Richard e Mildred Loving estão indelevelmente ligados à luta pela igualdade racial nos Estados Unidos.  O que lhes aconteceu em 1958 levou à decisão, em 1967, do Supremo Tribunal de Justiça que declarou a inconstitucionalidade das leis então vigentes em 20 Estados dos EUA, que não só proibiam como criminalizavam os casamentos entre pessoas de raças diferentes.

 

Si non é vero è ben trovato

Em inúmeros sites norte-americanos, BoingBoing e Pharyngula inclusive, comenta-se a proposta submetida ao procurador geral da Califórnia por John Marcotte, que pretende levar às últimas consequências a Prop 8. Isto é, se teve um acolhimento tão favorável, por supostamente proteger o casamento «tradicional», a proposta que baniu o casamento entre pessoas do mesmo sexo na Califórnia, Marcotte  considera que, por maioria de razões, o seu «2010 California Marriage Protection Act», que pretende proibir o divórcio, deverá ganhar num «landslide».

 

Embora alguns tenham levado a sério a proposta, parece-me claro que se trata de uma brincadeira destinada a mostrar a hipocrisia dos apoiantes da Prop 8, tão mais claro depois de ter lido um dos artigos constantes no site Rescue Marriage, «Prop 8 supporter blasted for promoting traditional values — like spanking». Também ajudou uma pesquisa rápida que me devolveu a página do autor da proposta, a Bad Mouth, e em particular o artigo que lê:

 

«It’s gone past ridiculous and straight to the absurd. At this point, it appears your average public restroom has more gay Republicans in it than clean handtowels. The “holier-than-thou” party has spent an awful lot of time on their knees this past year, but they haven’t been doing a lot of praying.

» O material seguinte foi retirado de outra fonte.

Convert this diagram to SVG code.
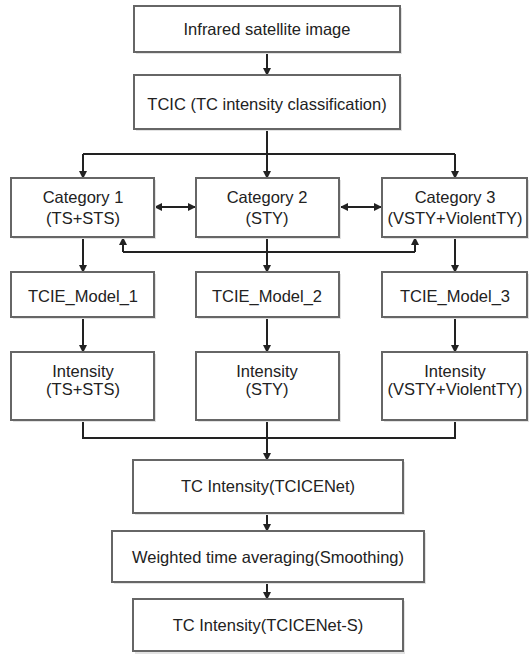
<svg xmlns="http://www.w3.org/2000/svg" width="532" height="654" viewBox="0 0 532 654">
<style>
.box{fill:#fff;stroke:#666;stroke-width:2}
.sh{fill:#e2e2e2}
.t{font-family:"Liberation Sans",Arial,sans-serif;font-size:16.5px;fill:#222;text-anchor:middle}
.c{fill:none;stroke:#222;stroke-width:2}
</style>
<defs>
<marker id="ah" markerWidth="8" markerHeight="8" refX="7" refY="4" orient="auto-start-reverse" markerUnits="userSpaceOnUse">
<path d="M0,0 L8,4 L0,8 Z" fill="#222"/>
</marker>
</defs>
<g id="connectors">
<path class="c" d="M267,52 V75" marker-end="url(#ah)"/>
<path class="c" d="M267,129 V154"/>
<path class="c" d="M83,154 H455"/>
<path class="c" d="M83,154 V178" marker-end="url(#ah)"/>
<path class="c" d="M267,154 V178" marker-end="url(#ah)"/>
<path class="c" d="M455,154 V178" marker-end="url(#ah)"/>
<path class="c" d="M155,207 H195" marker-start="url(#ah)" marker-end="url(#ah)"/>
<path class="c" d="M341,207 H381" marker-start="url(#ah)" marker-end="url(#ah)"/>
<path class="c" d="M123,252 H415"/>
<path class="c" d="M123,252 V238" marker-end="url(#ah)"/>
<path class="c" d="M415,252 V238" marker-end="url(#ah)"/>
<path class="c" d="M267,237 V272" marker-end="url(#ah)"/>
<path class="c" d="M83,237 V272" marker-end="url(#ah)"/>
<path class="c" d="M455,237 V272" marker-end="url(#ah)"/>
<path class="c" d="M83,317 V352" marker-end="url(#ah)"/>
<path class="c" d="M267,317 V352" marker-end="url(#ah)"/>
<path class="c" d="M455,317 V352" marker-end="url(#ah)"/>
<path class="c" d="M83,420 V438 H455 V420"/>
<path class="c" d="M267,420 V460" marker-end="url(#ah)"/>
<path class="c" d="M267,513 V531" marker-end="url(#ah)"/>
<path class="c" d="M267,582 V599" marker-end="url(#ah)"/>
</g>
<g id="n1"><rect class="sh" x="136" y="8" width="266" height="46"/><rect class="box" x="134" y="6" width="266" height="46"/><text class="t" x="267" y="35">Infrared satellite image</text></g>
<g id="n2"><rect class="sh" x="136" y="77" width="266" height="54"/><rect class="box" x="134" y="75" width="266" height="54"/><text class="t" x="267" y="110">TCIC (TC intensity classification)</text></g>
<g id="cat1"><rect class="sh" x="13" y="180" width="143" height="59"/><rect class="box" x="11" y="178" width="143" height="59"/><text class="t" x="83" y="203">Category 1</text><text class="t" x="83" y="224">(TS+STS)</text></g>
<g id="cat2"><rect class="sh" x="198" y="180" width="143" height="59"/><rect class="box" x="196" y="178" width="143" height="59"/><text class="t" x="267" y="203">Category 2</text><text class="t" x="267" y="224">(STY)</text></g>
<g id="cat3"><rect class="sh" x="384" y="180" width="145" height="59"/><rect class="box" x="382" y="178" width="145" height="59"/><text class="t" x="455" y="203">Category 3</text><text class="t" x="455" y="224">(VSTY+ViolentTY)</text></g>
<g id="m1"><rect class="sh" x="13" y="274" width="143" height="45"/><rect class="box" x="11" y="272" width="143" height="45"/><text class="t" x="83" y="302">TCIE_Model_1</text></g>
<g id="m2"><rect class="sh" x="198" y="274" width="143" height="45"/><rect class="box" x="196" y="272" width="143" height="45"/><text class="t" x="267" y="302">TCIE_Model_2</text></g>
<g id="m3"><rect class="sh" x="384" y="274" width="145" height="45"/><rect class="box" x="382" y="272" width="145" height="45"/><text class="t" x="455" y="302">TCIE_Model_3</text></g>
<g id="i1"><rect class="sh" x="13" y="354" width="143" height="68"/><rect class="box" x="11" y="352" width="143" height="68"/><text class="t" x="83" y="377">Intensity</text><text class="t" x="83" y="395">(TS+STS)</text></g>
<g id="i2"><rect class="sh" x="198" y="354" width="143" height="68"/><rect class="box" x="196" y="352" width="143" height="68"/><text class="t" x="267" y="377">Intensity</text><text class="t" x="267" y="395">(STY)</text></g>
<g id="i3"><rect class="sh" x="384" y="354" width="145" height="68"/><rect class="box" x="382" y="352" width="145" height="68"/><text class="t" x="455" y="377">Intensity</text><text class="t" x="455" y="395">(VSTY+ViolentTY)</text></g>
<g id="n3"><rect class="sh" x="135" y="462" width="270" height="53"/><rect class="box" x="133" y="460" width="270" height="53"/><text class="t" x="268" y="492">TC Intensity(TCICENet)</text></g>
<g id="n4"><rect class="sh" x="114" y="533" width="312" height="51"/><rect class="box" x="112" y="531" width="312" height="51"/><text class="t" x="268" y="563">Weighted time averaging(Smoothing)</text></g>
<g id="n5"><rect class="sh" x="135" y="601" width="270" height="53"/><rect class="box" x="133" y="599" width="270" height="52"/><text class="t" x="268" y="631">TC Intensity(TCICENet-S)</text></g>
</svg>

I have no theories why this is the case, other than I think that being gay is the way God made some people and being conservative is a choice, and almost every Republican I’ve met thinks the opposite

 

Como é afirmado alhures, « I heartily approve of using the ballot box to smack down the bigots», ou antes, aprovo totalmente a recuperação da sátira para desmascarar a hipocrisa. Força, Marcotte!

E já que um tema na moda tem sido a moral e bons costumes versus pornografia

vale a pena ler um artigo de hoje na New Scientist intitulado «Porn in the USA: Conservatives are biggest consumers», em particular o ponto que trata da correlação entre consumo privado de pornografia e defesa pública da tal «moral»  e  dos «bons costumes»:

 

Residents of 27 states that passed laws banning gay marriages boasted 11% more porn subscribers than states that don't explicitly restrict gay marriage.

To get a better handle on other associations between social attitudes and pornography consumption, Edelman melded his data with a previous study on public attitudes toward religion.

States where a majority of residents agreed with the statement "I have old-fashioned values about family and marriage," bought 3.6 more subscriptions per thousand people than states where a majority disagreed. A similar difference emerged for the statement "AIDS might be God's punishment for immoral sexual behaviour."

"One natural hypothesis is something like repression: if you're told you can't have this, then you want it more," Edelman says.